Worries about losses in the U.S. mortgage market have sent stock prices falling in Asia and Europe, with shares in financial services companies falling the most.
Some investors fear the problems of lenders who make subprime loans to people with weak credit histories are spreading to mainstream financial firms and will worsen the U.S. housing slowdown.
“Real estate prices will go down 40-50 percent in bubble areas. There will be massive defaults. This time it’ll be worse because we haven’t had this kind of speculative buying in U.S. history,” Rogers said.
“When markets turn from bubble to reality, a lot of people get burned.”
The fund manager, who co-founded the Quantum Fund with billionaire investor George Soros in the 1970s and has focused on commodities since 1998, said the crisis would spread to emerging markets which he said now faced a prolonged bear run.
“When you have a financial crisis, it reverberates in other financial markets, especially in those with speculative excess,” he said.
“Right now, there is huge speculative excess in emerging markets around the world.
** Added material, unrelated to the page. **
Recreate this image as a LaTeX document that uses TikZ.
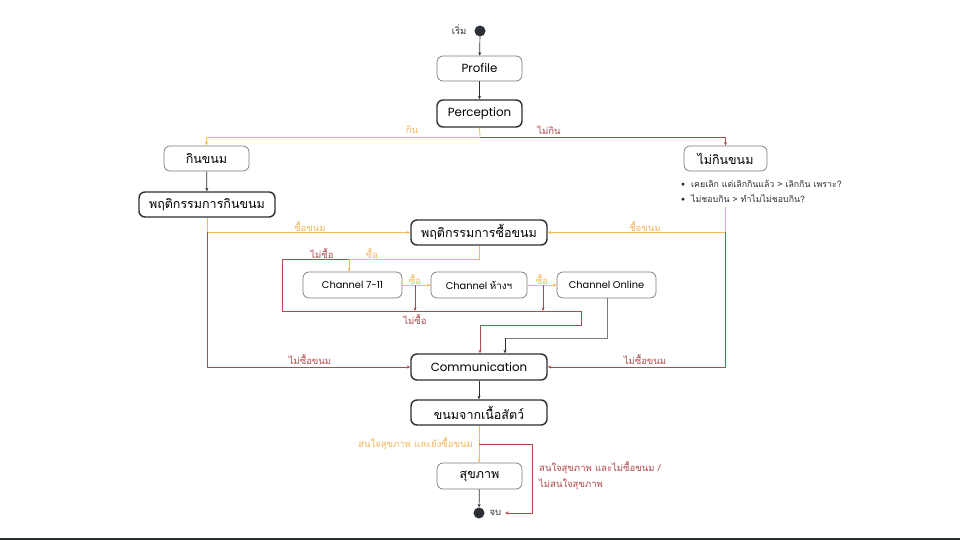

There will be a lot of money coming out of emerging markets….
When the last bubble burst in Japan, said Rogers, stock prices went down 85 percent despite the country’s high savings rate and huge balance of payment sur.
“This is the end of the liquidity party,” said Rogers. “Some emerging markets will go down 80 percent, some will go down 50 percent. Some will most probably collapse.”
We agree with a lot of what Rogers says. Liquidity is at historically high levels, which has led to cheap credit (cheap from the borrower’s standpoint, overprice from the lender’s). There is asset price inflation in almost every market (although thanks to subprimes, the air has come out of the riskier parts of the mortgage market and commodities prices have fallen a bit too). We’ve pointed out that the Economist estimated that the US housing market was overvalued by 20% in 2005, and a recent chart indicates Americans are paying even more of their incomes than then (meaning the overvaluation has gotten worse). And housing bubbles, when they collapse, usually decline to the point where prices are undervalued relative to incomes and rents.
A 20+% declince in housing prices would be devastating, both because America hasn’t seen anything like it, and because so many people view their home equity as a usable part of their balance sheet (e.g., they use it for home equity loans, they depend on it to fund retirement).
But that also means the powers that be will do anything they can to stop that from happening. The unknown question is whether they will be effective. In the past, when the monetary authorities have provided liquidity to the markets, investors have piled back in. If for some reason investors didn’t respond the same way, we could fall into what is called the liquidity trap, where interest rates are so low that no one has any incentive to invest. That happened in Japan in the post bubble years.
With Fed fund rates at over 5%, the Fed has a good bit of room to rates if the wheels came off (but of coures, that just keeps the Ponzi scheme going and probably make the eventual day of reckoning even worse, unless the Fed is able to moderate the decline, rather than attempting to prevent it from happening). So things likely won’t get quite as awful as Rogers forecasts. But directionally, we believe he is right. Things will get a lot worse than most people are willing to consider.